GOAL>
Begin with the first line and repeat exactly through the line containing "import numpy as np"; leave every image out.
======== COLLECTED DATA
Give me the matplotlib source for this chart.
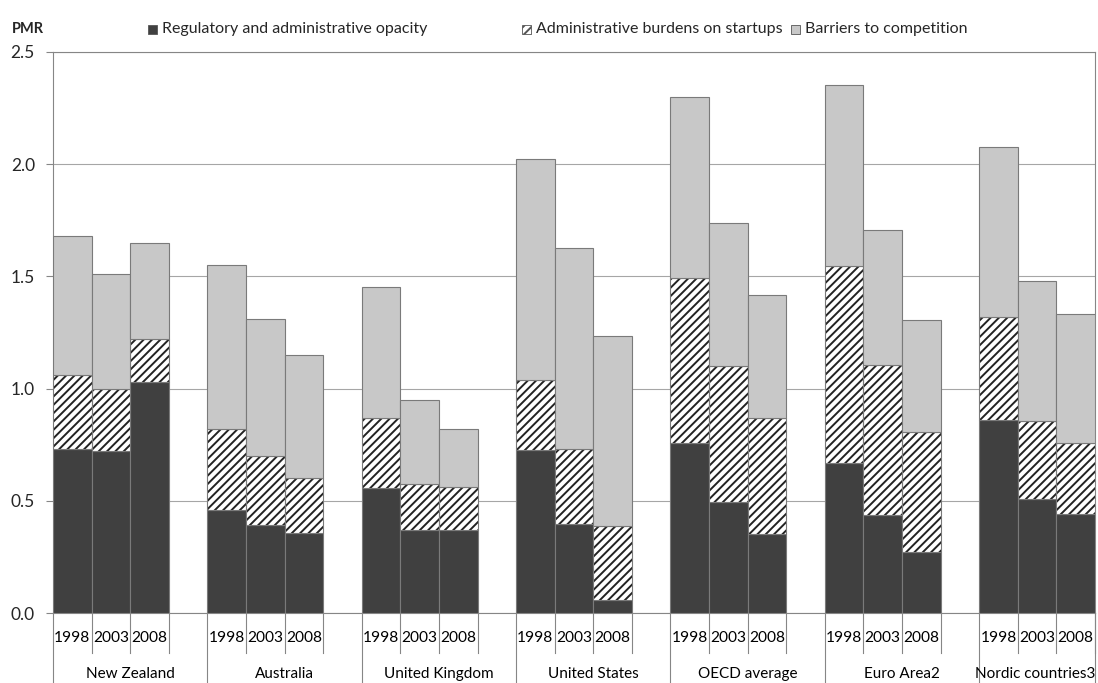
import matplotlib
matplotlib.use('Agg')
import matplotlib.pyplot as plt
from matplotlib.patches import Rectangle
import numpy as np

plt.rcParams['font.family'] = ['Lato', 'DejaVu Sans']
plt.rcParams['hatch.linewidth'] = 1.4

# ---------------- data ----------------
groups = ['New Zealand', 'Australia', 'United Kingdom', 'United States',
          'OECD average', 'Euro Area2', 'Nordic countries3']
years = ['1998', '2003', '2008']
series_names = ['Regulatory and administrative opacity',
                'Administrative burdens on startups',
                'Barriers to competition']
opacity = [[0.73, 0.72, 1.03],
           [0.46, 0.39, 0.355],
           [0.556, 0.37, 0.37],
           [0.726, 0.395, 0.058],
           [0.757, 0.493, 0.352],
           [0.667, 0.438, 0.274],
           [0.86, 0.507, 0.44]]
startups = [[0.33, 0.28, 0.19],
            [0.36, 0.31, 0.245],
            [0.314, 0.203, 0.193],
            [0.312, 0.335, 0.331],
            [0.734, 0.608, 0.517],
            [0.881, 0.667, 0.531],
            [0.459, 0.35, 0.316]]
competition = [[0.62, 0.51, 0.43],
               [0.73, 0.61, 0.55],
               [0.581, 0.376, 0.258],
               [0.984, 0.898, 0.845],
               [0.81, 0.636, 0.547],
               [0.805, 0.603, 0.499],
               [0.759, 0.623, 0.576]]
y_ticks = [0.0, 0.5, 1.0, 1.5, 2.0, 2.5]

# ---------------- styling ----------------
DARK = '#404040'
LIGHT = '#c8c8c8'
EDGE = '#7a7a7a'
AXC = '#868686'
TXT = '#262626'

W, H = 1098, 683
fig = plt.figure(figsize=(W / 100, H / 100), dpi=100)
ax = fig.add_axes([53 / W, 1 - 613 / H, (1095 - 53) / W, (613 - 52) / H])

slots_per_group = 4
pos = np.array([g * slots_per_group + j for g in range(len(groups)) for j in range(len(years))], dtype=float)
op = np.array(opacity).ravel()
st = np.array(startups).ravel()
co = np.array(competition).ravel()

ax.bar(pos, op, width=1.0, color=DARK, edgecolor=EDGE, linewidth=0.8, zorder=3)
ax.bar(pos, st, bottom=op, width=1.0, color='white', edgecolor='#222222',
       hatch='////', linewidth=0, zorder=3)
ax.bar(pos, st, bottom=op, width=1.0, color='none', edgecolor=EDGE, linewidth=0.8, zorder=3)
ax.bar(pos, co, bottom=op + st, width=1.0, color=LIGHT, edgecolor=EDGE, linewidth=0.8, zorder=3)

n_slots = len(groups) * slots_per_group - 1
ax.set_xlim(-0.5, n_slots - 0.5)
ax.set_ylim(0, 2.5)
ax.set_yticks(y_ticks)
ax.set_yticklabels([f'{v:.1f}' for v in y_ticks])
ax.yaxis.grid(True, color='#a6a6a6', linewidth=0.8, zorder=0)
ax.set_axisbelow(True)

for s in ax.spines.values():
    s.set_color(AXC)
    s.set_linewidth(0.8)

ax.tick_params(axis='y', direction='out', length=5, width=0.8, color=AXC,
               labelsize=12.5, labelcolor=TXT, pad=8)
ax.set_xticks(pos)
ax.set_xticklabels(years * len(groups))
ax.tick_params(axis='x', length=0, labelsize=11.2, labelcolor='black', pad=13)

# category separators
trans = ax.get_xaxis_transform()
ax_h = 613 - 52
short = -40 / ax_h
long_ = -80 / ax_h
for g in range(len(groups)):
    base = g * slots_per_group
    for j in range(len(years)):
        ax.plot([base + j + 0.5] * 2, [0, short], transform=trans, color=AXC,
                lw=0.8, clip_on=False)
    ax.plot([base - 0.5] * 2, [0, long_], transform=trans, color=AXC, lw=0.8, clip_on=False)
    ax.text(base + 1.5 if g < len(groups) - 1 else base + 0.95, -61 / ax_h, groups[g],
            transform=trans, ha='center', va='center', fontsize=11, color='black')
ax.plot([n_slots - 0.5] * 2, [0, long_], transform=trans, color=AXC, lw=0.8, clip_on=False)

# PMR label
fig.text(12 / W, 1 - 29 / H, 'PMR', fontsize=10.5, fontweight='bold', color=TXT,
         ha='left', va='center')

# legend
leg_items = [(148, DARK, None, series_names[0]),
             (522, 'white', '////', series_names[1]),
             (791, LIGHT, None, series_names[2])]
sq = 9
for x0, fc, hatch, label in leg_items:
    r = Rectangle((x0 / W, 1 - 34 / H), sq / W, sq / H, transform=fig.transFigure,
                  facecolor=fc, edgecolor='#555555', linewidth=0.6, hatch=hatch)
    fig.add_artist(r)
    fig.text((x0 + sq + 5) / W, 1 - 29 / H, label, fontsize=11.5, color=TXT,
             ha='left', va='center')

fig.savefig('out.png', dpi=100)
================
THE OUTPUT>
Give me the matplotlib source for this chart.
import matplotlib
matplotlib.use('Agg')
import matplotlib.pyplot as plt
from matplotlib.patches import Rectangle
import numpy as np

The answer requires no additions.